According to the CBK, the aim was to enhance the clearing of cheques between banks using magnetic ink character recognition technology and EFT payments.
“The result of this policy change was the reduction of clearing time from a high of 14 days to three days currently. The second and third milestones in this modernisation process were the successful launches of the Kenya National Payments System Framework and Strategy document in 2004 and Kepss in July 2005,” said Stephen Mwaura the head of CBK-based National Payments Systems.
Although the automation of the Nairobi clearing house had been projected to increase the stability of the payment systems, critics argue that there has been no significant change in the volumes and values of payment instruments going through it.
The bank’s regulator says Kepss will utilise the internationally recognised Swift messaging network for safe and secure delivery of payment and settlement messages to the Central Bank for settlement and subsequent payments by receiving banks.
“All the commercial banks will use the system to exchange payment instructions among themselves and with Central Bank. We hope the new system will drastically reduce inter-bank settlement risks, provide safe and secure inter-bank transfers and enable banks to manage their liquidity efficiently,” Kenya Bankers Association chief executive officer John Wanyela said.
The system, which the Central Bank says is well tested and fraud-proof, has been designed in a way that its operations will not be limited to transactions valued at over Ksh1 million alone. Mr Wanyela says it will also execute small transactions from as little at Ksh1.
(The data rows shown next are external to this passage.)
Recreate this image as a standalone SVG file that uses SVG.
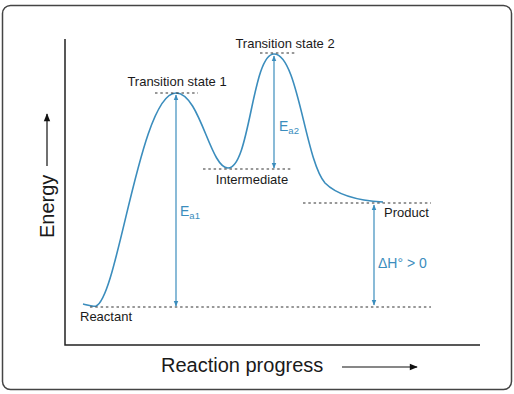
<svg xmlns="http://www.w3.org/2000/svg" width="514" height="394" viewBox="0 0 514 394">
<defs>
<style>
.lbl{font-family:"Liberation Sans",Arial,sans-serif;font-size:13px;fill:#1a1a1a}
.blue{font-family:"Liberation Sans",Arial,sans-serif;font-size:14px;fill:#3b8dbd}
.ax{font-family:"Liberation Sans",Arial,sans-serif;font-size:20px;fill:#1a1a1a}
.dot{stroke:#333;stroke-width:1.2;stroke-dasharray:2.5,2.8;fill:none}
.barr{stroke:#3b8dbd;stroke-width:1.2;fill:none;marker-start:url(#bh);marker-end:url(#bh)}
</style>
<marker id="bh" viewBox="0 0 10 10" refX="9" refY="5" markerWidth="6" markerHeight="6" orient="auto-start-reverse" markerUnits="userSpaceOnUse">
<path d="M0,1 L10,5 L0,9 z" fill="#3b8dbd"/>
</marker>
<marker id="kh" viewBox="0 0 10 10" refX="9" refY="5" markerWidth="12" markerHeight="8" orient="auto" markerUnits="userSpaceOnUse">
<path d="M0,1 L10,5 L0,9 z" fill="#111"/>
</marker>
</defs>
<rect x="2.5" y="5.5" width="509" height="384" rx="8" fill="#fff" stroke="#444" stroke-width="1.5"/>
<g id="axes" stroke="#222" stroke-width="1.5" fill="none">
<path d="M65,39 V345 H480"/>
</g>
<g id="axis-labels">
<text class="ax" transform="translate(54,238) rotate(-90)">Energy</text>
<line x1="47" y1="166" x2="47" y2="114" stroke="#111" stroke-width="1.2" marker-end="url(#kh)"/>
<text class="ax" x="161" y="372">Reaction progress</text>
<line x1="342" y1="367" x2="417" y2="367" stroke="#111" stroke-width="1.2" marker-end="url(#kh)"/>
</g>
<g id="curve">
<path d="M83,304 C88,305 91,307 96,306 C118,298 140,93 176,93 C200,93 210,168 228,168 C250,168 252,54 274,54 C298,54 305,160 325,183 C340,198 365,201 383,202" fill="none" stroke="#3b8dbd" stroke-width="1.6"/>
</g>
<g id="levels">
<line class="dot" x1="90" y1="307" x2="431" y2="307"/>
<line class="dot" x1="155" y1="93" x2="198" y2="93"/>
<line class="dot" x1="260" y1="53" x2="296" y2="53"/>
<line class="dot" x1="203" y1="169" x2="292" y2="169"/>
<line class="dot" x1="303" y1="203" x2="431" y2="203"/>
</g>
<g id="connectors">
<line class="barr" x1="176" y1="95" x2="176" y2="306"/>
<line class="barr" x1="274" y1="56" x2="274" y2="168"/>
<line class="barr" x1="374" y1="205" x2="374" y2="305"/>
</g>
<g id="node-ts1"><text class="lbl" x="177" y="86" text-anchor="middle">Transition state 1</text></g>
<g id="node-ts2"><text class="lbl" x="285" y="48" text-anchor="middle">Transition state 2</text></g>
<g id="node-intermediate"><text class="lbl" x="252" y="184" text-anchor="middle">Intermediate</text></g>
<g id="node-product"><text class="lbl" x="384" y="217">Product</text></g>
<g id="node-reactant"><text class="lbl" x="80" y="321">Reactant</text></g>
<g id="label-ea1"><text class="blue" x="180" y="216">E<tspan font-size="9.5" dy="3">a1</tspan></text></g>
<g id="label-ea2"><text class="blue" x="279" y="131">E<tspan font-size="9.5" dy="3">a2</tspan></text></g>
<g id="label-dh"><text class="blue" x="378" y="268">ΔH° &gt; 0</text></g>
</svg>
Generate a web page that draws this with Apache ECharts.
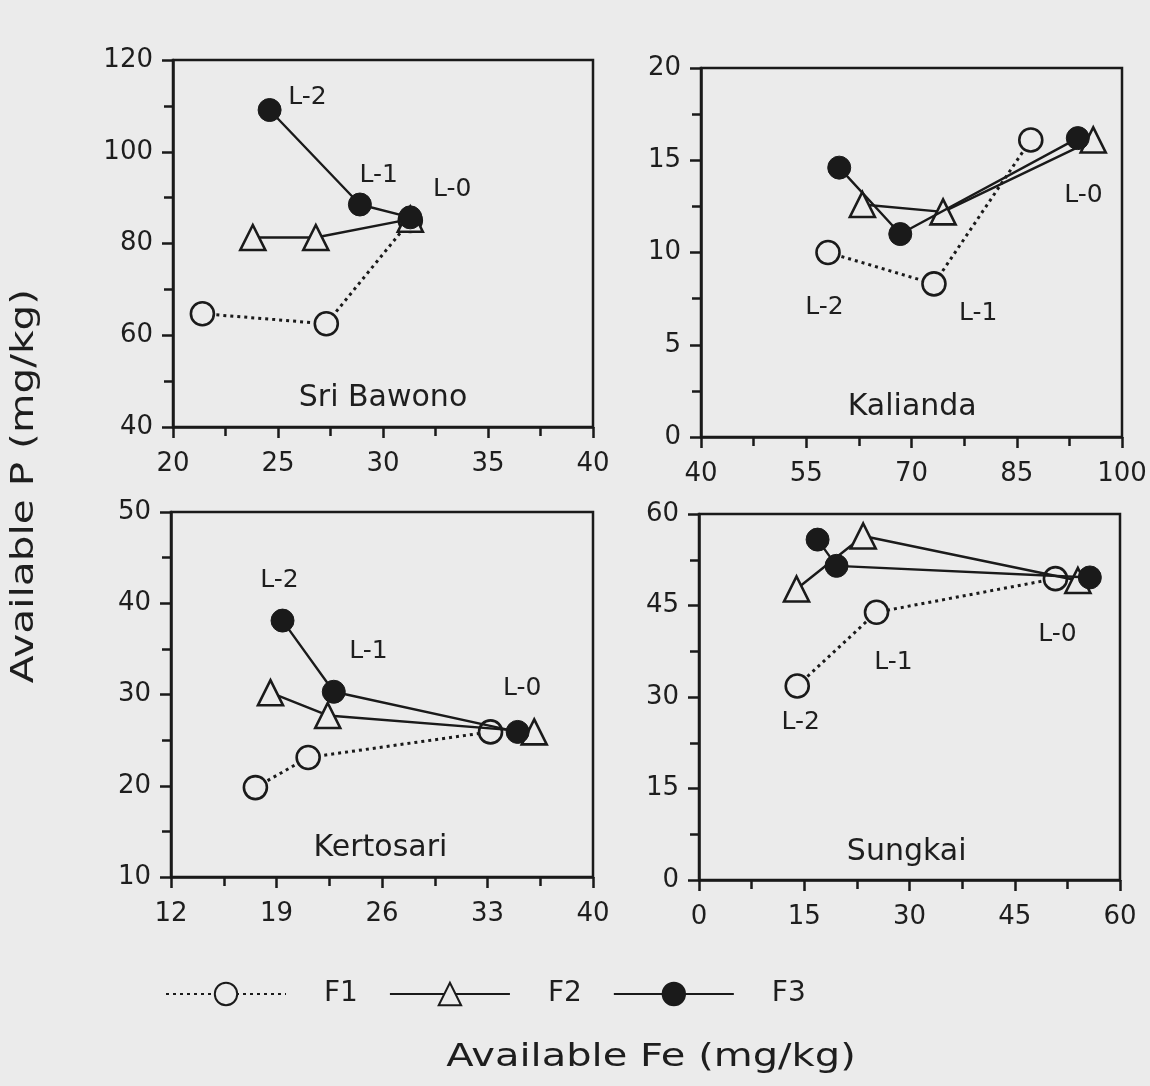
<!DOCTYPE html>
<html>
<head>
<meta charset="utf-8">
<script src="https://cdn.jsdelivr.net/npm/echarts@6/dist/echarts.min.js"></script>
<style>
html,body{margin:0;padding:0;background:#ebebeb;}
#chart{width:1150px;height:1086px;}
</style>
</head>
<body>
<div id="chart"></div>
<script>
// ---------- data ----------
const seriesNames = ['F1', 'F2', 'F3'];
const siteNames = ['Sri Bawono', 'Kalianda', 'Kertosari', 'Sungkai'];

// each point: [available Fe, available P], order L-2, L-1, L-0
const sriBawonoF1 = [[21.4, 64.7], [27.3, 62.5], [31.3, 85.0]];
const sriBawonoF2 = [[23.8, 81.3], [26.8, 81.3], [31.3, 85.3]];
const sriBawonoF3 = [[24.6, 109.1], [28.9, 88.5], [31.3, 85.7]];

const kaliandaF1 = [[58.1, 10.0], [73.2, 8.3], [87.0, 16.1]];
const kaliandaF2 = [[63.0, 12.6], [74.5, 12.2], [95.9, 16.1]];
const kaliandaF3 = [[59.7, 14.6], [68.4, 11.0], [93.7, 16.2]];

const kertosariF1 = [[17.6, 19.8], [21.1, 23.1], [33.2, 25.9]];
const kertosariF2 = [[18.6, 30.2], [22.4, 27.7], [36.1, 25.9]];
const kertosariF3 = [[19.4, 38.1], [22.8, 30.3], [35.0, 25.9]];

const sungkaiF1 = [[14.0, 31.8], [25.3, 43.9], [50.8, 49.4]];
const sungkaiF2 = [[13.9, 47.7], [23.4, 56.4], [54.0, 49.1]];
const sungkaiF3 = [[16.9, 55.8], [19.6, 51.5], [55.7, 49.6]];

// axis ranges: [min, max, interval]
const xRanges = [[20, 40, 5], [40, 100, 15], [12, 40, 7], [0, 60, 15]];
const yRanges = [[40, 120, 20], [0, 20, 5], [10, 50, 10], [0, 60, 15]];

// text annotations: [text, x, y] in data units
const sriBawonoLabels = [['L-2', 26.4, 111.9], ['L-1', 29.8, 94.9], ['L-0', 33.3, 91.7], ['Sri Bawono', 30.0, 46.3]];
const kaliandaLabels = [['L-2', 57.6, 7.0], ['L-1', 79.5, 6.7], ['L-0', 94.5, 13.1], ['Kalianda', 70.1, 1.6]];
const kertosariLabels = [['L-2', 19.2, 42.5], ['L-1', 25.1, 34.7], ['L-0', 35.3, 30.7], ['Kertosari', 25.9, 13.2]];
const sungkaiLabels = [['L-2', 14.5, 25.8], ['L-1', 27.7, 35.7], ['L-0', 51.1, 40.3], ['Sungkai', 29.6, 4.6]];

const yTitle = 'Available P (mg/kg)';
const xTitle = 'Available Fe (mg/kg)';

// ---------- build ----------
const FONT = 'DejaVu Sans';
const INK = '#1a1a1a';
const TXT = '#1e1e1e';
const BG = '#ebebeb';

const panels = [
  [sriBawonoF1, sriBawonoF2, sriBawonoF3],
  [kaliandaF1, kaliandaF2, kaliandaF3],
  [kertosariF1, kertosariF2, kertosariF3],
  [sungkaiF1, sungkaiF2, sungkaiF3]
];
const panelLabels = [sriBawonoLabels, kaliandaLabels, kertosariLabels, sungkaiLabels];

const grids = [
  {left: 173, top: 60, width: 420, height: 367},
  {left: 701, top: 68, width: 421, height: 369},
  {left: 171, top: 512, width: 422, height: 365},
  {left: 699, top: 514, width: 421, height: 366}
].map(g => Object.assign({show: true, borderColor: INK, borderWidth: 2.5, backgroundColor: 'transparent'}, g));

function axisCommon(r, isX) {
  return {
    type: 'value', min: r[0], max: r[1], interval: r[2],
    axisLine: {show: true, onZero: false, lineStyle: {color: INK, width: 2.5}},
    axisTick: {show: true, inside: false, length: 11, lineStyle: {color: INK, width: 2.5}},
    minorTick: {show: true, splitNumber: 2, length: 9, lineStyle: {color: INK, width: 2.5}},
    splitLine: {show: false},
    axisLabel: {color: TXT, fontFamily: FONT, fontSize: 26, margin: isX ? 24 : 20}
  };
}
const xAxes = xRanges.map((r, i) => Object.assign(axisCommon(r, true), {gridIndex: i}));
const yAxes = yRanges.map((r, i) => Object.assign(axisCommon(r, false), {gridIndex: i}));

const styles = {
  F1: {symbol: 'circle', symbolSize: 23, lineStyle: {color: INK, width: 3, type: [3, 4]},
       itemStyle: {color: BG, borderColor: INK, borderWidth: 2.6}, z: 2},
  F2: {symbol: 'triangle', symbolSize: 25, lineStyle: {color: INK, width: 2.4, type: 'solid'},
       itemStyle: {color: BG, borderColor: INK, borderWidth: 2.6}, z: 3},
  F3: {symbol: 'circle', symbolSize: 23, lineStyle: {color: INK, width: 2.4, type: 'solid'},
       itemStyle: {color: INK, borderColor: INK, borderWidth: 1}, z: 4}
};

const series = [];
panels.forEach((sets, p) => {
  sets.forEach((pts, k) => {
    const name = seriesNames[k];
    series.push(Object.assign({
      type: 'line', name: name, xAxisIndex: p, yAxisIndex: p,
      data: pts, showSymbol: true, animation: false, silent: true
    }, JSON.parse(JSON.stringify(styles[name]))));
  });
  series.push({
    type: 'scatter', name: 'labels' + p, xAxisIndex: p, yAxisIndex: p,
    symbolSize: 0, silent: true, animation: false, z: 5,
    itemStyle: {opacity: 1},
    data: panelLabels[p].map(l => ({
      value: [l[1], l[2]], name: l[0],
      label: {fontSize: l[0].startsWith('L-') ? 25 : 30, color: TXT}
    })),
    label: {
      show: true, position: 'inside', formatter: d => d.name,
      fontFamily: FONT, color: TXT, opacity: 1
    }
  });
});

const option = {
  backgroundColor: BG,
  animation: false,
  grid: grids,
  xAxis: xAxes,
  yAxis: yAxes,
  legend: {
    data: seriesNames,
    left: 160, top: 975,
    itemWidth: 120, itemHeight: 28, itemGap: 31,
    textStyle: {fontFamily: FONT, fontSize: 28, color: TXT, padding: [0, 0, 0, 33]},
    selectedMode: false
  },
  graphic: [
    {type: 'text', x: 25, y: 486, rotation: Math.PI / 2, scaleX: 1.27,
     style: {text: yTitle, fontFamily: FONT, fontSize: 32, fill: TXT, textAlign: 'center', textVerticalAlign: 'middle'}},
    {type: 'text', x: 651, y: 1058, scaleX: 1.25,
     style: {text: xTitle, fontFamily: FONT, fontSize: 32, fill: TXT, textAlign: 'center', textVerticalAlign: 'middle'}}
  ],
  series: series
};

const chart = echarts.init(document.getElementById('chart'), null, {renderer: 'canvas'});
chart.setOption(option);
</script>
</body>
</html>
According to Prof Ndung’u, the Bank’s cardinal goal is to have more than 80 per cent of all the high value transactions covered by RTGS.
“We are much lower than the target but this new payment system will radically move us towards our goal,” he said.
CBK’s Monthly Economic Review report shows that Kepss moved a volume of 21,977 transaction messages worth Ksh1,032 billion in June 2009 compared with a volume of 24,024 transaction messages valued at Ksh1,064 billion moved in May 2009, representing 3.1 per cent decrease in value and 8.5 per cent decrease in volume.
However, the flows are expected to rise with the implementation of value capping.
“During the 12 month period to June 30, 2009, the value moved averaged Ksh55.67 million per transaction while the average value moved per day was approximately Ksh62.14 billion. Direct settlements through Kepss in June 2009 averaged 92.2 per cent of the total settlements, while indirect payments averaged 7.8 per cent,” Prof Ndung’u said.
This is not the first time the bank’s regulator is engaging in modernising its payments structure.
In 2008, CBK in conjunction with KBA initiated ambitious modernisation programmes “which are ongoing and are expected to be realised this year.”
They include cheque truncation that is projected to come into effect from mid next year, failure to settle mechanism, and the GPay project.
Mr Mwaura says all of these projects are aimed at mitigating various risks and enhance the efficiency and effectiveness of the country’s payments system. All of these, he says, will be in harmony with EAC payment systems principles.
“ACH therefore still remains a systemically important payment system as opposed to being a low risk retail payment system. It is in this context that it has been seen necessary to introduce value capping in order to reduce risk of settlement,” Mr Mwaura said.
This system will be used stopping the processing of high value payments using cheques and electronic funds transfers (EFTs) of Kenya shillings one million and above through the Nairobi automated clearing house.